As we reported and reviewed in our article “A Comprehensive Look at Microsoft’s New Fonts”, Vista has some spectacular new fonts – but we have a few issues with them now that we’ve tried them and implemented them with mixed success here on The NeoSmart Files and on the Forums, and here’s the problem.
They just don’t fit. The new fonts are mostly too small to be plugged right in to an existing CSS file. If you tweak the CSS so that it looks right for, say, Calibri; ten minutes later someone that doesn’t have that font is going to come around and ask your server for that CSS file – but since they don’t have Calibri installed, their browser will use the next one on the list, and unfortunately, your sizes are going to be all wrong.
After a whole day or so of coding, we managed to get the CSS on the blog here up to scratch: it looks OK (maybe even good?) with both the new MS fonts and the old (deprecated!) fonts – but that’s not enough. We managed to get it to look OK for both, but it could have been much better. We needed to use middle ground almost everywhere, because if it looks perfect for one set of fonts, you can bet the farm it’ll look terribly out of proportion for the other. As it is, the actual pixel sizes of the text with the new fonts compared to without them is quite different, but there is nothing that can be done.
The only font that just works no matter where you put it is Consolas. Its characters may not be as wide as traditional mono-spaced fonts (that’s why it looks great!), but nonetheless, the letters themselves are near-enough identical in height to act as a full replacement.

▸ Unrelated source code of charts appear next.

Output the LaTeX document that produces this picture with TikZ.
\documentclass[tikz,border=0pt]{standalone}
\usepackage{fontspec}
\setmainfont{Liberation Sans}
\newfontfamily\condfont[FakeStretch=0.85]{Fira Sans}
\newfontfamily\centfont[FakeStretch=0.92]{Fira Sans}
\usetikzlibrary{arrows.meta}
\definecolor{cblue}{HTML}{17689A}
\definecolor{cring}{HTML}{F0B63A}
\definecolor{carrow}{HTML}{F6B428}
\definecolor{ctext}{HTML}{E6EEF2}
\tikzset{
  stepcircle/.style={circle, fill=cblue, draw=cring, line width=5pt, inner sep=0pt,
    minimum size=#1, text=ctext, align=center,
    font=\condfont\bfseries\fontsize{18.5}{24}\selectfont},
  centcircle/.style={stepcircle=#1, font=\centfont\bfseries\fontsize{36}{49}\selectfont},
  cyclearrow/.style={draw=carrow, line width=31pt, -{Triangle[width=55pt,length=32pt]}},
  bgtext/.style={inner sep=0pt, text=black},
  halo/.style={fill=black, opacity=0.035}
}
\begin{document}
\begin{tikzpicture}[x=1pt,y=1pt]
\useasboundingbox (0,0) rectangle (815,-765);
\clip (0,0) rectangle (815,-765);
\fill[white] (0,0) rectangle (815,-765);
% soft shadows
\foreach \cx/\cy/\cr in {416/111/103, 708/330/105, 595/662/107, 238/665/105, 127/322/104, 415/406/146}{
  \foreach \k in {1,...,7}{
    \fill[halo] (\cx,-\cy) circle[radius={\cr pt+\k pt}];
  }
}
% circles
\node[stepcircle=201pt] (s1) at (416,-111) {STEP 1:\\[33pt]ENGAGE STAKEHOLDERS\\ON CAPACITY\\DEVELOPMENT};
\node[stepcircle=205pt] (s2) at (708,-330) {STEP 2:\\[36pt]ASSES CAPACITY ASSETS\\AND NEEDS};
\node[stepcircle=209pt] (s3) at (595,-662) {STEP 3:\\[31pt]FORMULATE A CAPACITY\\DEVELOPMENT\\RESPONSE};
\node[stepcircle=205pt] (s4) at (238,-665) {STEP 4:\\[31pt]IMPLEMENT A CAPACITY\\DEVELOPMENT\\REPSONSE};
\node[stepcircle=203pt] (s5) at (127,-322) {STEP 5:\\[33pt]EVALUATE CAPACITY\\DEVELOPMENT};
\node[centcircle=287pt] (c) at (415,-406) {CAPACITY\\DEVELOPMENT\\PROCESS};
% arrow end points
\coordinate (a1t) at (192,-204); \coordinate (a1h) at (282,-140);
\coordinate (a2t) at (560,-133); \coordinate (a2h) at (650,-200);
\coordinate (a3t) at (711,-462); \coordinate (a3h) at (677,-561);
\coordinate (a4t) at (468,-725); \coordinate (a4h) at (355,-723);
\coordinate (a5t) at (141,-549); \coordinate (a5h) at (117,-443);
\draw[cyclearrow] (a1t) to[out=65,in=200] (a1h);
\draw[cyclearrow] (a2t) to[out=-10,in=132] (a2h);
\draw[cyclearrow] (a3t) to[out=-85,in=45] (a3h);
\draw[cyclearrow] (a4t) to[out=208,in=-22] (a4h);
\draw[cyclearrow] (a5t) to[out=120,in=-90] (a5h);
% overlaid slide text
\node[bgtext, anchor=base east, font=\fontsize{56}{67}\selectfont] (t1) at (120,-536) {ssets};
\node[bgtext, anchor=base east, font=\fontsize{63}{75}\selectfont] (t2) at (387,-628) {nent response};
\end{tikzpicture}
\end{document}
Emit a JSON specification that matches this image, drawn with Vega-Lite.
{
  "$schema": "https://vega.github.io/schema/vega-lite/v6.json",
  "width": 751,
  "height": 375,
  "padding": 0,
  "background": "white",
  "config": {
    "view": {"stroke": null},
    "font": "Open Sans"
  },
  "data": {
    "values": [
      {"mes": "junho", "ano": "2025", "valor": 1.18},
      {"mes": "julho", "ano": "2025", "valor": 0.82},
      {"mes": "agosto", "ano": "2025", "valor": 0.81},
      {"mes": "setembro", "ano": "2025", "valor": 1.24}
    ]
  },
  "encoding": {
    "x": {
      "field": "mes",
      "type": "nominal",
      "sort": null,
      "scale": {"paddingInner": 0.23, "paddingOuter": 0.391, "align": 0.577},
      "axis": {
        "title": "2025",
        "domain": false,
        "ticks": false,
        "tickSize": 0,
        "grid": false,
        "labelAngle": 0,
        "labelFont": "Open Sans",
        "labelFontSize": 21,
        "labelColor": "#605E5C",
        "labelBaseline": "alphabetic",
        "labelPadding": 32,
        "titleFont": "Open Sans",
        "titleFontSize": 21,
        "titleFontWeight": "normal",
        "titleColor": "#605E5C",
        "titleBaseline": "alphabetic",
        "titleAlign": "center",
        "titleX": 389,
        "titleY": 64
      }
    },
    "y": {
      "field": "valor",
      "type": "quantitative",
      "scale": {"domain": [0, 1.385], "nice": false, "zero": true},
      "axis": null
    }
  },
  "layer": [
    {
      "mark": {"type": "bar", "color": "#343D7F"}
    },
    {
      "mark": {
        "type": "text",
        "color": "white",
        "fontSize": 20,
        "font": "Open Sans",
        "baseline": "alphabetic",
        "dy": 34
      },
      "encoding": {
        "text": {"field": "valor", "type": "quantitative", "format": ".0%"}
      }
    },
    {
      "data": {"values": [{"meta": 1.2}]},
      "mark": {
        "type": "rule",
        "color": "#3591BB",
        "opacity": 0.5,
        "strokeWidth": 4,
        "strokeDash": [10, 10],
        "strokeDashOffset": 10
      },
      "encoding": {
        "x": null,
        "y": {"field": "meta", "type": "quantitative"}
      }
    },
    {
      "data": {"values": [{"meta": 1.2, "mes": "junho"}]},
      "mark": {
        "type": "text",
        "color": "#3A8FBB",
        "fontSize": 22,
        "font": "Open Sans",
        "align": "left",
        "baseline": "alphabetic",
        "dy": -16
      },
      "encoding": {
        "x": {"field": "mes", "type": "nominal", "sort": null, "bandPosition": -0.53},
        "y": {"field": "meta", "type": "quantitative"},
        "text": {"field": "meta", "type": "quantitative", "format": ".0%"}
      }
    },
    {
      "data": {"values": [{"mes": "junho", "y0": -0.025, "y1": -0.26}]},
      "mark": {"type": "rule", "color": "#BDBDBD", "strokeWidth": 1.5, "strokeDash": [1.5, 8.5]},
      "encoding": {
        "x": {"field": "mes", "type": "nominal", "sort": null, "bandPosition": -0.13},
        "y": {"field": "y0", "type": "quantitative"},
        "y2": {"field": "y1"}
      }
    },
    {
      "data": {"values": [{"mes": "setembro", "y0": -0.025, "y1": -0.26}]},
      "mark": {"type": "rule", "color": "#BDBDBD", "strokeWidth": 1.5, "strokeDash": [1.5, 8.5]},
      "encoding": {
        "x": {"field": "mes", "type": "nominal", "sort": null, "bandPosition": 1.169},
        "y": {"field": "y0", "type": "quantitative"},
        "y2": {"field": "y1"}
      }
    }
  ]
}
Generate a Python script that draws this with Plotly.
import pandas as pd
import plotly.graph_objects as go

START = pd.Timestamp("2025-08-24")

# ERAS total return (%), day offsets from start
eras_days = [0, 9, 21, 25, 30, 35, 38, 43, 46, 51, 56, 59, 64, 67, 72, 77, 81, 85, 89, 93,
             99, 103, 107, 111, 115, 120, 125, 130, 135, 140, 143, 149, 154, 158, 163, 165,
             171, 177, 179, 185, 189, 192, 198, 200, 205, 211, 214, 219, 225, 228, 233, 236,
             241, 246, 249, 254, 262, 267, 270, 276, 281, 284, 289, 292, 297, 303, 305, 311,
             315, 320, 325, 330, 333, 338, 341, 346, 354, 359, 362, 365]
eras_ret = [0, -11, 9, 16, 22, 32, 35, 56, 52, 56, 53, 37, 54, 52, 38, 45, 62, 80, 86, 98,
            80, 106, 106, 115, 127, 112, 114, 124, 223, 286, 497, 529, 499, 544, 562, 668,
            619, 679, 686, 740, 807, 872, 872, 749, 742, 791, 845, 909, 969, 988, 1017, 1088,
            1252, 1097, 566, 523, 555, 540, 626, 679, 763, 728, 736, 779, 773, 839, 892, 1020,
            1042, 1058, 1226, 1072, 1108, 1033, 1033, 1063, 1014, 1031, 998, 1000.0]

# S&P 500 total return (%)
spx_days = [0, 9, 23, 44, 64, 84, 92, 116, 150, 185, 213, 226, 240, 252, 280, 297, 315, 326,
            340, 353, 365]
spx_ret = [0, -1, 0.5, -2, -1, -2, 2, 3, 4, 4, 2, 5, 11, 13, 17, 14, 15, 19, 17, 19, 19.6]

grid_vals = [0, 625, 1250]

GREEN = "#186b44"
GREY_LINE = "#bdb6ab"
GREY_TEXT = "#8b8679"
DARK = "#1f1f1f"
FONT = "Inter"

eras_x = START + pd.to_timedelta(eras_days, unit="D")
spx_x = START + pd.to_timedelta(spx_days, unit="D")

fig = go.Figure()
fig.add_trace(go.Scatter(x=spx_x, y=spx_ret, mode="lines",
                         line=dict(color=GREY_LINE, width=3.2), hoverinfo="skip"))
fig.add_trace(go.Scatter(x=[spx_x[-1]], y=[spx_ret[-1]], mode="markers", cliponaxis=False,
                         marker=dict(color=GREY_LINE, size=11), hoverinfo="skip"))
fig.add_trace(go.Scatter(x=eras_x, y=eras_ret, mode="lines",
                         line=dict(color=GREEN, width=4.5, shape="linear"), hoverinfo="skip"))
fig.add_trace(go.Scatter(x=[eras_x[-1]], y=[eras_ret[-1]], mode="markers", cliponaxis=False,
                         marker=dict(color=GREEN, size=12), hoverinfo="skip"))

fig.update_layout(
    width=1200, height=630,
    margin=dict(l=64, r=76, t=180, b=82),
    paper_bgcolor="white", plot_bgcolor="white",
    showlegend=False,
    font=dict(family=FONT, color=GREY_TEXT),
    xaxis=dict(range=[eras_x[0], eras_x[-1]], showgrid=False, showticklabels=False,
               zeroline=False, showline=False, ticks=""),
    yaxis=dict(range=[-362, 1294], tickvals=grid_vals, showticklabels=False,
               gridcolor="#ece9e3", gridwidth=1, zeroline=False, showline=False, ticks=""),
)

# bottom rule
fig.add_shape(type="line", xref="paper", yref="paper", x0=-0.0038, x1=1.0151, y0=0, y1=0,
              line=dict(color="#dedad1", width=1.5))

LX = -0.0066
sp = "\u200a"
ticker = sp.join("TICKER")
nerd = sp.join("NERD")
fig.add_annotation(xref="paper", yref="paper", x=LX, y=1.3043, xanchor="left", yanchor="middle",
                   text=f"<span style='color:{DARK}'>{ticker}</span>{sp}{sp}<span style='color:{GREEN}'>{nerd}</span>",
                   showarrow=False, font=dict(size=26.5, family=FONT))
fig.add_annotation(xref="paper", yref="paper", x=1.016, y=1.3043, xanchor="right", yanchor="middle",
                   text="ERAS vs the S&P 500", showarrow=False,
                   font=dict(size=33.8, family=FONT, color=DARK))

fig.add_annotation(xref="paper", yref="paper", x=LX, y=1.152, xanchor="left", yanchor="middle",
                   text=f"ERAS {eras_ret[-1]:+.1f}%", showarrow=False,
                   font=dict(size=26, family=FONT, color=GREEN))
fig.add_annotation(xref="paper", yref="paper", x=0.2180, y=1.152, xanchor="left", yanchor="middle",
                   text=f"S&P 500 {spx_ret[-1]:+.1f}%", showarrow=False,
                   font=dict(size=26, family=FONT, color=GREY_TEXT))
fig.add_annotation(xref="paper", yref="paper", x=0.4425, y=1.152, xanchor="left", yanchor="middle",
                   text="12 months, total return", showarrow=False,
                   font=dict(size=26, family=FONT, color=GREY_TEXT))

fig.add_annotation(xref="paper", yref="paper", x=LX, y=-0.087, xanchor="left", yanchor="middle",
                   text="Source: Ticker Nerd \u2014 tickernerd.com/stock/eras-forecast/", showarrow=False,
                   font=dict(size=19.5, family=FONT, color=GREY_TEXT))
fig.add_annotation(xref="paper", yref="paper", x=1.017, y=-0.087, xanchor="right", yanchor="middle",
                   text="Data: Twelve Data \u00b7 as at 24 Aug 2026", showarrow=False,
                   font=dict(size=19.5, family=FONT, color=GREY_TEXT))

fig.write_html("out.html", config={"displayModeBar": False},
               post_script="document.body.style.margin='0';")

Candara also comes close: it’s just as small as the rest, but the style of typography it employs makes it just as readable as an older font of the same size, making it possible to also (for the most part) plug-and-play possible for web-work.
But the rest don’t cut it.
The best solution would be (and forgive us if this already exists, we couldn’t find it) to give a percentage height to each font, so instead of a CSS segment that used to look like
font-family: Calibri, 'Lucida Grande', Verdana, Arial, Sans-Serif;
One could implement a CSS hack that provides per-font size scaling, a quick and not-too-well-thought-out example being:
font-family: 'Calibri'-120%, 'Lucida Grande'-100%, 'Verdana'-96%, 'Arial'-101%, Sans-Serif;
Obviously the ideal solution would be for Microsoft to embrace standards (or at the very least, tradition) and increase their font sizes for small point amounts – but then again, it’s probably the least likely solution as well. Failing that, Internet Explorer 7 could integrate some form of dynamic font-scaling that would most certainly win the hearts of web designers back; but at the moment Internet Explorer 7 is still playing the catch-up game, and is nowhere near the kind of innovation Internet Explorer used to be famous for.
In the previous article and others of its kind, NST readers and members were quick to point out the biggest problem: these licenses are under a restrictive license (unlike the core MSFT files); and have no hope of being redistributed to other operating systems or even to users of other versions of Windows without purchasing Office 2007. Although web-design wasn’t the main focus of the comments, it applies here more than anywhere else. If Microsoft made these fonts free for restricted distribution (as they did with the core MSFT fonts) that would also this and quite a few other problems – for once it’s made available and shipped with Linux distros everywhere, no one needs to worry about the alternate fonts.
Given the solutions, their effectiveness, and most importantly, their probability of happening; its probably a safe guess to say that we won’t get a fix, and if we do, it won’t arrive until CSS 3.0 is released, Microsoft goes GPL, or pigs start to fly.